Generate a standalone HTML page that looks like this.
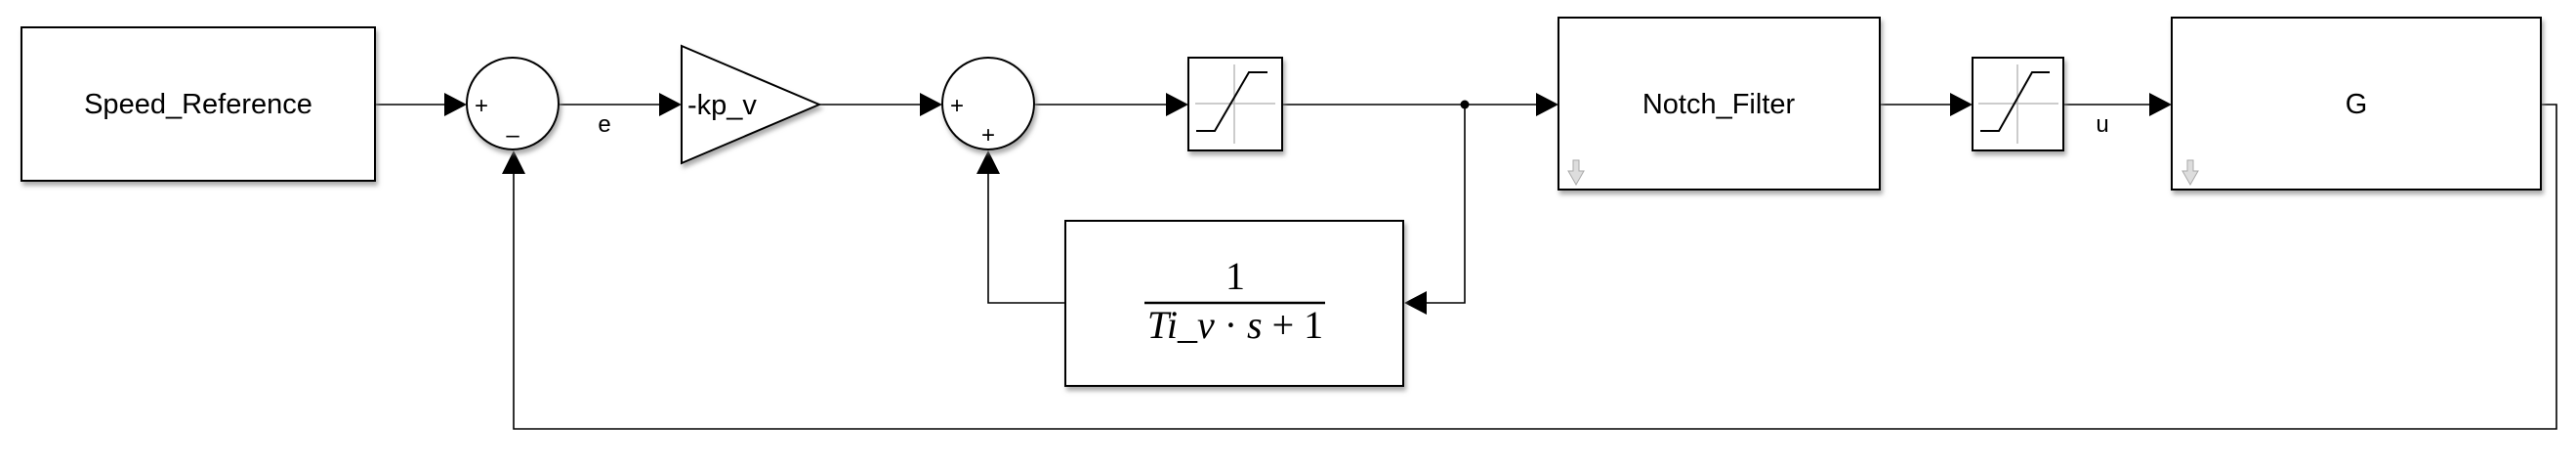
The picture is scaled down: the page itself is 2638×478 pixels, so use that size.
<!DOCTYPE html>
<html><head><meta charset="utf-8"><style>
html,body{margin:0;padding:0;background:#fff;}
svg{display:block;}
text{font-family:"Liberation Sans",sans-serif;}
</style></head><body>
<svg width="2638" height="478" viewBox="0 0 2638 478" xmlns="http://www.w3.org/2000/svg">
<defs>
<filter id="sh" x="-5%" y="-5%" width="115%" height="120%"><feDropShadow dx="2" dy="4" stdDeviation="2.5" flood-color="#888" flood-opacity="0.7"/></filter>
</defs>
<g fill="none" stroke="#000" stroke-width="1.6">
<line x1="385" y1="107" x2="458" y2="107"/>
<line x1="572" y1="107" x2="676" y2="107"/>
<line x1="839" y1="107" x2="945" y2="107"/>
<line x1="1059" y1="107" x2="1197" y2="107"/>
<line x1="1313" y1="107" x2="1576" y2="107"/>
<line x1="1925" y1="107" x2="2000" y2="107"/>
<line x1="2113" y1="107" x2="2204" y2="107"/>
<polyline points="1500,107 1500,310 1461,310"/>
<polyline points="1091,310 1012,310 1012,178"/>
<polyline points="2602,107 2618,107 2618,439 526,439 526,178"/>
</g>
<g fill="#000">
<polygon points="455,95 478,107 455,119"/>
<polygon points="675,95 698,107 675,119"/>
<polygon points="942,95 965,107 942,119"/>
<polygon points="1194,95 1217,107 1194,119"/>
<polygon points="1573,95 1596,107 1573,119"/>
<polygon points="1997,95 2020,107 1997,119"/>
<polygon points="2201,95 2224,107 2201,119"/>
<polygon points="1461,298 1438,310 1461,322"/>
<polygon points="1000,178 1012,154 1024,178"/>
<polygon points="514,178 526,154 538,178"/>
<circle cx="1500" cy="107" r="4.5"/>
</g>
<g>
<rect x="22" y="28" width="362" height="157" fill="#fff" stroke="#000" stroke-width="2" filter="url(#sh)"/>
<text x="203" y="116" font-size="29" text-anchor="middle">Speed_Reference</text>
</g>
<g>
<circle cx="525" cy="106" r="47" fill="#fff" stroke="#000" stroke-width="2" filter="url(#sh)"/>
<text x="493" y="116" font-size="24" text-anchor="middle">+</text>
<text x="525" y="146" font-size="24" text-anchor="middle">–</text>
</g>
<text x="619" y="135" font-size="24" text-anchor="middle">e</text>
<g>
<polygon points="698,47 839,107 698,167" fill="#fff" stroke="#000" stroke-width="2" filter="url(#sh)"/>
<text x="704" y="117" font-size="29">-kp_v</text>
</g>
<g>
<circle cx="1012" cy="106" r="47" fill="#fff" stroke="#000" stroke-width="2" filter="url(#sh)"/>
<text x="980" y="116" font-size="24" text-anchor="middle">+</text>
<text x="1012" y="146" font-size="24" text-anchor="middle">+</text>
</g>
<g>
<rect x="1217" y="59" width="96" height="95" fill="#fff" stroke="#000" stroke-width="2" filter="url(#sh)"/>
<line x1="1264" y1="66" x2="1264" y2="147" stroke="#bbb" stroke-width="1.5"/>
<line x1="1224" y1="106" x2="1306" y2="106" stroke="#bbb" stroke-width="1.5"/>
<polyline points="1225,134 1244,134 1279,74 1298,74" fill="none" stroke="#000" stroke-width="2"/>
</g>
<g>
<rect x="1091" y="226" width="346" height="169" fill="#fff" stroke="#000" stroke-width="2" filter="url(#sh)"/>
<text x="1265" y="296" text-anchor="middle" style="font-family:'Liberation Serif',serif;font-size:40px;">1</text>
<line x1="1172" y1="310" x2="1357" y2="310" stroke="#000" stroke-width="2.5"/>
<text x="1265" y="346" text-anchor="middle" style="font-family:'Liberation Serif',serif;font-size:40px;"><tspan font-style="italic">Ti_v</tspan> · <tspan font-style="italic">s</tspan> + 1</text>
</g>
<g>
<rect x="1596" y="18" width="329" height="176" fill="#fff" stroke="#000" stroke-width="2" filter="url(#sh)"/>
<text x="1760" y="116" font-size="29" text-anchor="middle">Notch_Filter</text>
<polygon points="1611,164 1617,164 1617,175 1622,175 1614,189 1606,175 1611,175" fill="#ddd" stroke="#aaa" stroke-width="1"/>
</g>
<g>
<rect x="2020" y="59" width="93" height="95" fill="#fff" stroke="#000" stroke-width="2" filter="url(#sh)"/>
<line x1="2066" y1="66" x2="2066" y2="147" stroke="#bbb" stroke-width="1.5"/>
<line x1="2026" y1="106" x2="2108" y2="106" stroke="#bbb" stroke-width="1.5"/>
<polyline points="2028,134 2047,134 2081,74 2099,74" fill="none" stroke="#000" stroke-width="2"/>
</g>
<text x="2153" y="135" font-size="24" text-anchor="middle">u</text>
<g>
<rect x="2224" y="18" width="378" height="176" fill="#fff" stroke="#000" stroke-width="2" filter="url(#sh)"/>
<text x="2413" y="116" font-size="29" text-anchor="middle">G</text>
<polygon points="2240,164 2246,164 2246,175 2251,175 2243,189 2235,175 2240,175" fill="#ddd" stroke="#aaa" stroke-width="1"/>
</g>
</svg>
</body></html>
+++
Work instructions> Check each line above for the word "page" and say how many have it, with nothing else.

Answer below> 2